Witnesses speaking out against Sam Bankman-Fried, former CEO of the now-bankrupt crypto exchange FTX, have often punctuated their testimony with come-to-Jesus moments: a discussion on a tennis court, an office confession in Hong Kong, or an emotionally raw conversation over Signal.
On Monday, Nishad Singh, the former of head of engineering at FTX and one of three key lieutenants who took plea deals from the government, sketched out where he was when he finally realized how far FTX had strayed from its seemingly idealistic origins: the balcony of a luxury penthouse in the Bahamas.
Singh's description of his confrontation with Bankman-Fried, who's on trial for allegedly hoodwinking FTX customers, investors, and lenders, was some of the most vivid testimony to come from the former executive, after two other key members of FTX's inner circle—Gary Wang and Caroline Ellison—finished testifying last week.
"I was blindsided and horrified," Singh said to prosecutor Nicolas Roos, in reference to the penthouse meeting.
'Turned out to be so evil'
In September 2022, shortly before Bloomberg was set to publish an article digging into the links between Bankman-Fried's crypto hedge fund Alameda Research and FTX, Bankman-Fried sent a Google Doc over Signal to Singh, Ellison, and Wang to argue why "it might be time for Alameda Research to shut down." (As part of the document, he drafted a thread for X, then Twitter, to announce the hedge fund's closing. "We came, we saw, we researched," was how the former crypto mogul proposed starting off.)
Singh suggested only cutting off Alameda's relationship with FTX, but Ellison responded over text that that was "impossible." In a private meeting with her and Wang, one that Singh said Bankman-Fried purposefully avoided, he learned why: Alameda owed $13 billion to FTX, and much of that was customers' money. "This was absolutely devastating," he testified on Wednesday.
Shortly afterward, Singh, who said he rarely ever met with Bankman-Fried one-on-one, asked him to talk privately. In the evening, they met up for more than an hour on the balcony of their Bahamas penthouse—where Singh, Bankman-Fried, and eight other FTX and Alameda staffers lived.
Pacing near a circular pool, Singh asked Bankman-Fried, who was sitting on a white chaise lounge chair, if what he had heard from Wang and Ellison was correct. "Well, we are a little short on deliverables," Bankman-Fried said, referring to liquid funds FTX could use to immediately honor customer withdrawals.

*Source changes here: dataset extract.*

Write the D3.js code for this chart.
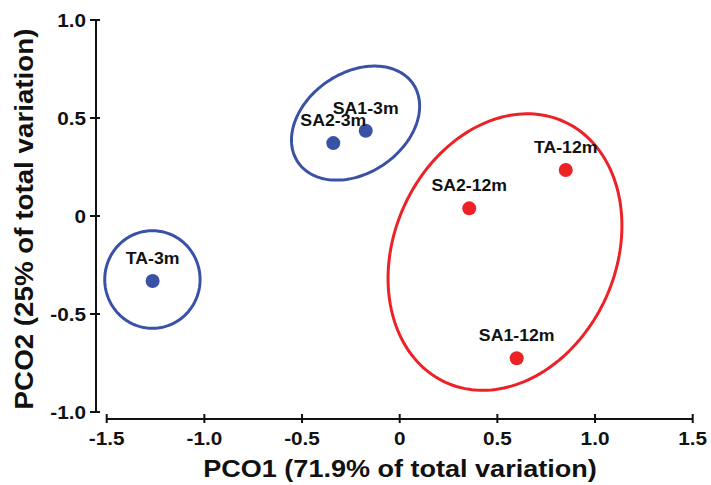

"Jesus effing Christ," exclaimed Singh.
"Yeah, this has been taxing five to ten percent of my productivity," the former FTX CEO responded.
Being $13 billion in the hole, Singh said, would affect his own productivity much more than a few percentage points, but Bankman-Fried replied that he wasn't worried. He said he planned to cut expenses and that the expansion of FTX.US into the futures market would help increase the amount of funds on hand for customers.
Singh, though, was mortified. "I felt really betrayed," he testified, "that five years of blood, sweat, and tears from me and so many employees, driving towards something that I thought was a beautiful force for good, had turned out to be so evil."
Update, Oct. 16, 2023: Changed the final quote to accord with what was on the court transcript, which was released later in the evening.